Sexily ever after: how romance bookstores took over America

From The Guardian:

Five years ago, there was just one. Now bookshops exclusively stocking romance novels are everywhere – aiming to ‘undo generations of shame’

When Jonlyn Scrogham decided to open a romance novel bookstore last year in Louisville, Kentucky, the 37-year-old had modest expectations. The space she rented was tiny; her annual sales projections were small, too.

Though she had been an avid romance reader for decades, she wasn’t sure how many others shared her excitement. She worried that people would think the concept was silly, or that not many people would visit.

But not long after A Novel Romance opened in July, she said, customers were showing up from Tennessee and Virginia, saying they had traveled three or four hours just to visit. Within two months, Scrogham was already halfway to what she had projected would be her annual sales total. And all of this happened without her spending “a single dollar” on marketing.

“It’s all been driven by Instagram, TikTok, word of mouth and Facebook,” she said. “People coming in, and the romance community talking to each other.”

Scrogham is part of a quiet but rapidly growing trend. At least eight other dedicated romance novel bookstores opened across the US in 2023, in cities from Wichita, Kansas, to Belfast, Maine. At least three more have opened so far in 2024, in Florida and in Utah, with another planned in Portland, Oregon.

“People are driving from states away – people who are seeing us online and want to come,” said Jaclyn Wooten, the founder of Blush Bookstore in Kansas. An employee said that one customer described flying in from Baltimore on a private jet. “All the businesses around us are like, ‘What is going on over there? What are they doing?’”

As a genre, romance is defined by its focus on a central love story, and by its promise of a “happily ever after” for its main characters – or at least, in more contemporary novels, a “happy for now”. Romance connoisseurs often refer to the amount of sex in the novels as a book’s “spice level”, which from ranges from quite mild to very spicy indeed.

Six years ago, there was only one romance bookstore in the US: the Ripped Bodice, in Los Angeles, named after the “bodice ripper” historical romances of the 80s and 90s. But as romance publishing has boomed, with US print book sales increasing 117% over the past three years, romance fans are opening up more brick and mortar stores to meet the demand.

Annual print sales of romance novels more than doubled in the past three years, from 18m in 2020 to 36m in 2023, driven in part by BookTok, according to Circana, a consumer analytics firm.

Over the same time, the number of romance-focused bookstores in the US grew from just two to at least 15, with a handful more in Canada and Australia. Many of them have names that play on favorite romance tropes, like Grump and Sunshine, Meet Cute and Slow Burn Books. Their decor – often heavy on the pink – is playful and celebratory, designed as a backdrop for TikTok and Instagram content.

The stores stock a wide variety of popular romance genres, from the Regency-era love stories that inspired Bridgerton, to contemporary novels about hot hockey players, to “romantasy” series like A Court of Thorns and Roses, to a wide range of LGBTQ+ romances.
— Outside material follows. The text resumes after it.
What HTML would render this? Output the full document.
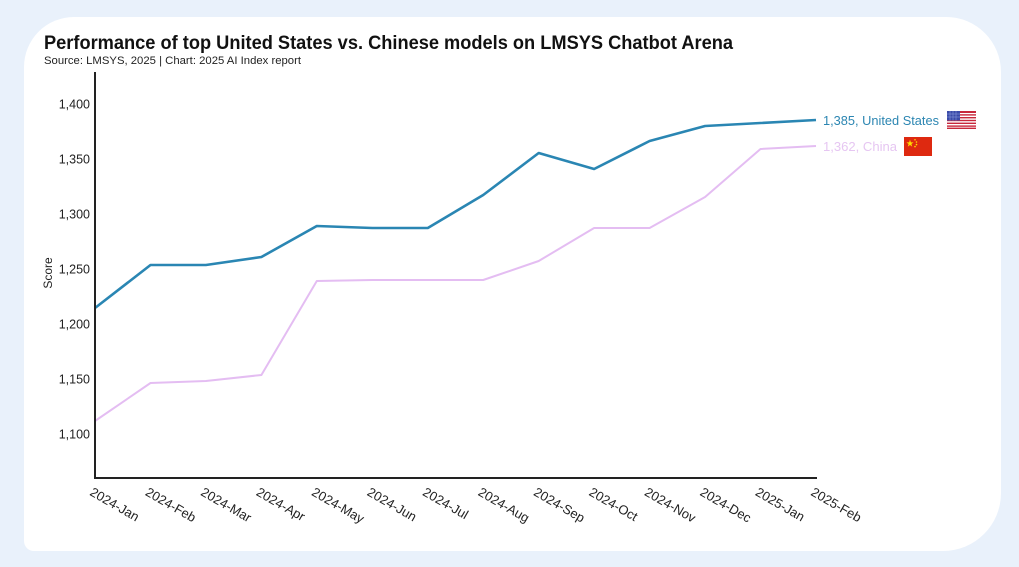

Despite book bans in some US states, 1m LGBTQ+ romance novels were sold between May 2022 and May 2023, a 40% increase compared with the year before, according to Circana.

When the sisters Leah Koch and Bea Hodges-Koch began raising money for the Ripped Bodice in 2015, the idea of a romance-only bookstore had plenty of doubters. Some family members and friends thought the idea was too “niche” to succeed, Leah Koch said. A few older romance novelists criticized the store’s cheeky name, arguing they were portraying the genre in a bad light. Some critics suggested a bookstore focused on sexy romance novels was an affront to religious values.

But the idea also struck a chord among romance fans: the sisters raised more than $90,000 from supporters on Kickstarter to make the Ripped Bodice a reality.

Link to the rest at The Guardian

3 thoughts on “Sexily ever after: how romance bookstores took over America”

  1. More directly related to the topic of the OP, out of all the genres to start a specialty bookstore for, romance makes the most sense. Its readers are voracious and dedicated, so you have a good customer base, and there are so many clearly-defined subgenres that splitting such a store up into different sections for the various subgenres would be relatively easy.

  2. Despite book bans in some US states,

    The Guardian, as per usual, seems to be slightly confused. The “book bans” do not involve prohibiting the sale of books. At their most restrictive, they involve government-owned libraries not being allowed to shelve certain books.

    If you want to argue that this is still problematic, I’ll be sympathetic, but private booksellers are not being touched by these laws, unlike what The Guardian implies here.